Given the strength of XSD in concisely defining the structure of an XML document and Schematron’s ability to handle conditional requirements and co-occurrence constraints, the team decided to create an XSD with embedded Schematron rules. The following section describes how each tool was used within the context of a MODS validation. Some examples are given throughout, and the entire schema can be found on GitHub [7].

Defining structure with XSD

XSD is an extremely complex validation language with many capabilities that are out of scope for this article. What follows is a very brief overview of the portions of the XSD language that have been most useful at MSUL.

XSD defines two categories of elements: simple types and complex types. Simple types include elements that contain only text, attributes, and restrictions (a list of allowed values for an element). Complex types include elements that contain other elements or attributes. The author of the schema defines the constraints on each individual complex type that may exist in a valid XML document. The <xs:complexType> element can contain an <xs:choice> element that gives a list of possible child elements for an element or an <xs:sequence> element that gives a list of child elements in the order in which they must occur in the XML document. Both <xs:choice> or <xs:sequence> will contain a list of references to elements that are defined elsewhere in the schema. Each <xs:element> can contain optional maxOccurs and minOccurs attributes which define the maximum and minimum number of times the element can occur. If not explicitly defined, the default value for maxOccurs is “unbounded” and for minOccurs is “1”.  Each <xs:attribute> element may contain a use attribute that defines whether the attribute is optional or required.

XSD further defines a list of data types that restrict the type of content allowed in XML elements or attributes.
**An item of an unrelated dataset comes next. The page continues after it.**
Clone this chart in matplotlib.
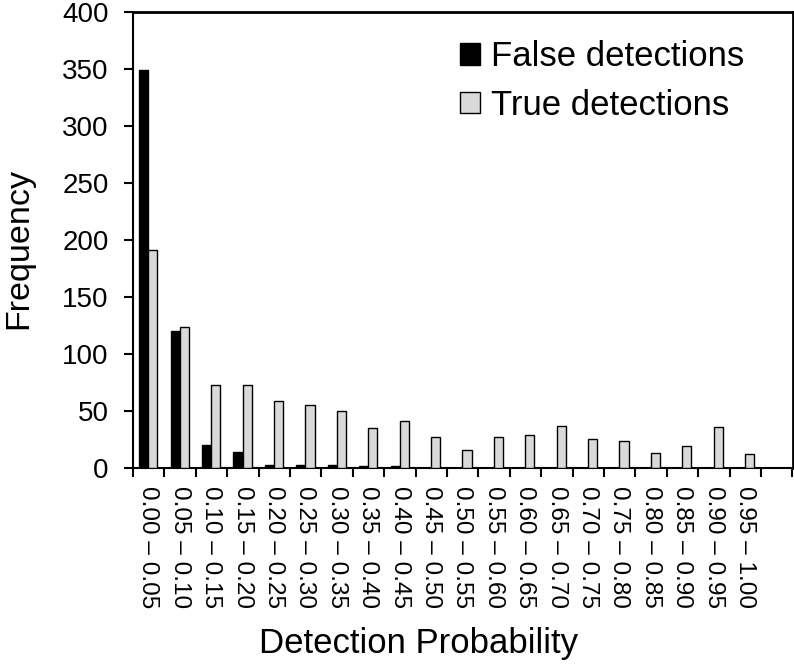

Some examples are <xs:string> which can contain characters, spaces, returns, and so on, <xs:date> which can contain a date in YYYY-MM-DD format, and <xs:decimal> which can contain numeric values. The W3C defines a complete list of XSD data types [8].

In the following partial example from the MSUL digital repository MODS schema, the <mods:name> element is defined. It contains a sequence of three child elements, <mods:namePart> (which must occur at least once, but can occur any number of times), <mods:titleInfo> (which can occur one time or not at all), and <mods:role> (which also must occur at least once, but can occur any number of times). It also contains a required attribute, type, which has the type xs:string. Finally, it contains an optional usage attribute, which may only contain the xs:string value, “primary”.

<xs:element name="name">
    <xs:complexType>
      <xs:sequence>
        <xs:element ref="mods:namePart" minOccurs="1" maxOccurs="unbounded"/>
        <xs:element ref="mods:titleInfo" minOccurs="0" maxOccurs="1"/>
        <xs:element ref="mods:role" minOccurs="1" maxOccurs="unbounded"/>
      </xs:sequence>      
      <xs:attribute name="type" use="required" type="xs:string"/>
      <xs:attribute name="usage">
        <xs:simpleType>
          <xs:restriction base="xs:string">
            <xs:enumeration value="primary"/>
          </xs:restriction>
        </xs:simpleType>
      </xs:attribute>
      <xs:attributeGroup ref="mods:authority-attributes-optional"/>
    </xs:complexType>
  </xs:element>

Validating content with Schematron

Six elements make up the basic structure of a Schematron document: <schema>, <ns>, <pattern>, <rule>, <assert>, and <report>. The <schema> element is the root of the document, and <ns> and <pattern> are its child elements. The <ns> element defines any namespaces used in the document. A <pattern> element contains one or more <rule> elements. The <pattern> element works like an if/then statement: only the first <rule> that matches a node in the XML being tested will execute (if rule 1 matches a node, execute its child elements, if not, try to match rule 2, and so on). The <rule> element contains a context attribute that specifies an XPath. This defines where in the XML document to search for the XPath statements in its child <assert> and <rule> elements. The <assert> element specifies an XPath in its test attribute and plain text within the element that will be displayed to the user if the test assertion is false. For example, if the test attribute contains a simple XPath, the presence of that node is what’s being tested. So, the following:

<sch:rule context="mods:mods">
  <sch:assert test="mods:titleInfo">There is no title.</sch:assert>
</sch:rule>

checks for a <mods:titleInfo> element as a child of <mods:mods> in the XML document being validated. If the element is not present, the error message “There is no title” will display in the error report. Any valid XSLT functions and expressions may be used in a test attribute.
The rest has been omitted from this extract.